Wednesday, March 23, 2011


Nearly everyone on planet Earth has heard of the organization called NASA.  They may not know that NASA stands for National Aeronautics and Space Administration, but they do know that it runs the world’s most successful space program.  Though founded in 1958, NASA was immortalized in 1969, when it sent a man to the surface of the moon.  The event was the landmark of the twentieth century, and cemented the United States as the world leader in space exploration. 

The economic benefits that the United States reaped from its lunar landing cannot be overstated.  Leaders in aerospace are leaders in technology, and leaders in technology are economic superpowers.  If the American energy and auto industries matched the level of excellence of NASA, the United States would be technologically untouchable.

I would bet that the vast majority of Canadians haven’t a clue what CSA is.  The Canadian Space Agency is the Canadian equivalent of NASA, but the two organizations are hardly equivalent.  CSA is a fine organization.  They participate in the expensive practice of space exploration on a meagre budget; it is however the level of funding of national space organizations that determines the extent to which they may participate.

Here is an order of magnitude scale for the kind of aerospace related activity you can afford for a given amount of American dollars in 2011:

$100,000,000,000                 Manned interplanetary mission
$10,000,000,000                   Manned lunar mission
$1,000,000,000                     Unmanned rocket for satellite placement
$100,000,000                        Complete communications satellite or a 747 airplane
$10,000,000                         Space payload (eg, Satellite Antenna)
$1,000,000                           Basic helicopter
$100,000                              Half a tank of gas for a 747 airplane
$10,000                               One foot wide meteorite (collector’s item)
$1,000                                 Typical coach plane ticket with return
$100                                    Nike sneakers to jump as high as you can
$10                                      Movie ticket for Apollo 13
$1                                        Paper airplane

The table above shows that you need a factor of ten in terms of dollars to take an aerospace project to the next level.  Ten million buys the payload... Add a factor of ten for the satellite to mount it on... Add a factor of ten for something to launch the satellite with.  To merely participate in a project outside the atmosphere, the kind of budget required is ten million dollars.  This is why many nations stay out of the space game entirely.
NASA has an annual budget of 18.7 billion dollars.  This money comes from the roughly 300,000,000 US tax-payers, to the tune of about sixty dollars per tax-payer.  This level of funding allows the organization to explore space independently via unmanned probes.

CSA has an annual budget of about 300 million dollars.  Each of Canada’s 30,000,000 tax-payers contributes about ten bucks towards their nation’s space exploration effort.

The six-to-one US to Canada tax-payer contribution ratio used to be ten-to-one.  The gap has closed in recent years, not because Canadians pay more, but because Americans now pay less.  Still, with ten times the population and six times the per-person funding, NASA’s budget is sixty times greater than that of CSA.

With an operating budget of 300M, CSA can build payloads independently (Canadarm and Dextre, feeds and reflectors), and on occasion, with the help of private industries like MDA, build complete satellites (Radarsat-1 and Radarsat-2).  CSA also conducts research, both at its home base in St.
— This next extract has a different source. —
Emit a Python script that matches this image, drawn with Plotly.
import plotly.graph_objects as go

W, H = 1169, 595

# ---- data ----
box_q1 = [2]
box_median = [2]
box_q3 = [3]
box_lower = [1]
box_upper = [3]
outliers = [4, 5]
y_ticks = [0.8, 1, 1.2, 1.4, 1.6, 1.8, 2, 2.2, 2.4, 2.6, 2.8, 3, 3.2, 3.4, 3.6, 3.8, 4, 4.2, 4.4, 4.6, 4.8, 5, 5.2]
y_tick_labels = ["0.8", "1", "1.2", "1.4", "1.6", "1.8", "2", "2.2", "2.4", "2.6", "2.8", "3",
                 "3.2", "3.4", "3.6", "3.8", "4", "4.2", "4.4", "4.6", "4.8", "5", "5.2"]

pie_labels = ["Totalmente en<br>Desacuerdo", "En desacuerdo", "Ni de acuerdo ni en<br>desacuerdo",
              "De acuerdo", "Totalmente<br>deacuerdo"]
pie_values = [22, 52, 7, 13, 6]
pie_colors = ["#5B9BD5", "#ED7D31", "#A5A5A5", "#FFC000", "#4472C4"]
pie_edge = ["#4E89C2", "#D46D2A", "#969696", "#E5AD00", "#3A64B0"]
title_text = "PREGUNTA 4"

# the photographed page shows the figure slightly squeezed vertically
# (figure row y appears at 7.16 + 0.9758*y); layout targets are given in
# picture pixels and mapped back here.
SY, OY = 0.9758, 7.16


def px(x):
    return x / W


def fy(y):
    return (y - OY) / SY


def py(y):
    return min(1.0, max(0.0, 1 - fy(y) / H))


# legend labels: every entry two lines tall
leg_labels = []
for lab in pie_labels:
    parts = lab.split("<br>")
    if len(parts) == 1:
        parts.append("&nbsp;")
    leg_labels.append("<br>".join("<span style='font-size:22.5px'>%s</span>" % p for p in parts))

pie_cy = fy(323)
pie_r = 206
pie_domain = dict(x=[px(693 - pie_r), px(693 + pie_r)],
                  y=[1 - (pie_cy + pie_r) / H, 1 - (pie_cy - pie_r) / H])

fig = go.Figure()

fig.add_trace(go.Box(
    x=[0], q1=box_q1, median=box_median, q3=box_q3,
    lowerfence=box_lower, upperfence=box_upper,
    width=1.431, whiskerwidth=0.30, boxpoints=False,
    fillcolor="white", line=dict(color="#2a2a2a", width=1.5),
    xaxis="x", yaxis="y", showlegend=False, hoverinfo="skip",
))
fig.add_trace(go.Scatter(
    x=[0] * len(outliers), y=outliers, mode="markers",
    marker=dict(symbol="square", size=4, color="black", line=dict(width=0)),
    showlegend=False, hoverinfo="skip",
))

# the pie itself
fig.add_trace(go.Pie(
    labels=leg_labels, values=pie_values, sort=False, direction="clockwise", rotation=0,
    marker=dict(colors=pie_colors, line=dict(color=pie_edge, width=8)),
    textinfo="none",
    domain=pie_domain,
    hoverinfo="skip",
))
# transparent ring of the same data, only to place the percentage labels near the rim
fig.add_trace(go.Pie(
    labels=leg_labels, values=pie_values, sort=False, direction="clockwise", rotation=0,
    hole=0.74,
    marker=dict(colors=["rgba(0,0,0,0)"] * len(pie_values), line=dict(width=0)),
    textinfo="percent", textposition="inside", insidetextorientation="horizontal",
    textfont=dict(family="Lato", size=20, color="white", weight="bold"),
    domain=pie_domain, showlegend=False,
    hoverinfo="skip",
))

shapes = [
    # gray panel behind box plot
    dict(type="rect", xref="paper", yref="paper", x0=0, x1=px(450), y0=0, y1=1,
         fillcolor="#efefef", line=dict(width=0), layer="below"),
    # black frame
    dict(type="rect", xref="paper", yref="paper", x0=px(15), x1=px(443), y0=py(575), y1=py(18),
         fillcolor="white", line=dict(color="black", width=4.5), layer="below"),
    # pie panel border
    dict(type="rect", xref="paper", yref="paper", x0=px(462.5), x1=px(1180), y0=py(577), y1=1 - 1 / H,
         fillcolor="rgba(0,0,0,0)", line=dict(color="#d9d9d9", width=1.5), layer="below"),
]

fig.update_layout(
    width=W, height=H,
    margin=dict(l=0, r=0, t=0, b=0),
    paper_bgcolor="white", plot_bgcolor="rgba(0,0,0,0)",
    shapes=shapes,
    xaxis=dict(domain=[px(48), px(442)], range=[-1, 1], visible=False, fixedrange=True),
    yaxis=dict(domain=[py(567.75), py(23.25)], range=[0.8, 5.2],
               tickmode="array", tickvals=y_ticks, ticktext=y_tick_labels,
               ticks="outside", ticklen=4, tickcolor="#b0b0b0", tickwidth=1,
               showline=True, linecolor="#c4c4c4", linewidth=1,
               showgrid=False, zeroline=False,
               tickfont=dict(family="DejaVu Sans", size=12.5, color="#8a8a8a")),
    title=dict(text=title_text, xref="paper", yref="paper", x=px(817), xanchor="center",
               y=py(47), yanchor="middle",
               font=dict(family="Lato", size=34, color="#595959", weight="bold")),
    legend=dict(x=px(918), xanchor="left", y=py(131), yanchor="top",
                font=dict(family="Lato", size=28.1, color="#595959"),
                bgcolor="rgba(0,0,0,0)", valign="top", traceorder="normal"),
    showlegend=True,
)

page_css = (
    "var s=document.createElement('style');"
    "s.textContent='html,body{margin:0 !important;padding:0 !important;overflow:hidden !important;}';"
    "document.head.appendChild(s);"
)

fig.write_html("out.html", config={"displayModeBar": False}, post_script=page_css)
Hubert, Quebec, and on the International Space Station, thanks to its accomplished crew of astronauts.

Still, with funding of this magnitude, Canada will never be able to launch anything into space independently.  And, maybe that’s OK.  By removing themselves from the propulsion side of space exploration, Canada has become a world leader in space payloads by developing its prowess in both robotics and antenna engineering.  CSA can be commended for doing a lot with not very much.

The classic argument against funding space agencies is that there are so many current problems that this money could help to solve here on Earth.  If we are forward-looking enough, we will realize that money invested in aerospace will usually pay for itself in spinoff technologies.  Other organizations like ESA (European Space Agency), JAXA (Japan Aerospace Exploration Agency), and ROSCOSMOS (Russian Federal Space Agency) continue to fund their space presence on the world stage for this very reason.
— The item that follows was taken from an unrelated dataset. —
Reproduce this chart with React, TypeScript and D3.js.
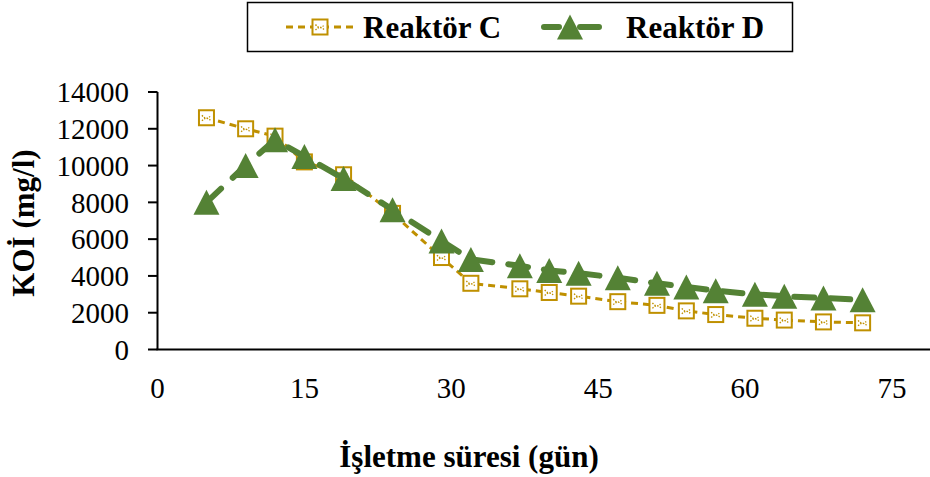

The accomplishments of a nationally funded space program should be saluted by the tax-payers that contribute to it.  As a Canadian, I have pride that my country has done so much with so little.  I hope that the level of funding for CSA will be maintained, and perhaps even increased over the years.  The boomer generation of kids were inspired by the lunar landing.  If space funding dwindles, this generation of kids will have to settle for paper airplanes.  


Dale E. Moore said...

All our other problems Global Warming, Education, Health Care, you name it should take a back seat to establishing at least one self-sustaining off-planet community. Then we can get back to arguing about the lessor priority items.

The Engineer said...

Dale, I do not detect a trace of sarcasm in your reply. I think your view is not held by the vast majority of voters anywhere.

I think there is a balance that needs to be struck between technological endeavours, which are fun and often economical, and societal maintenance, which is necessary.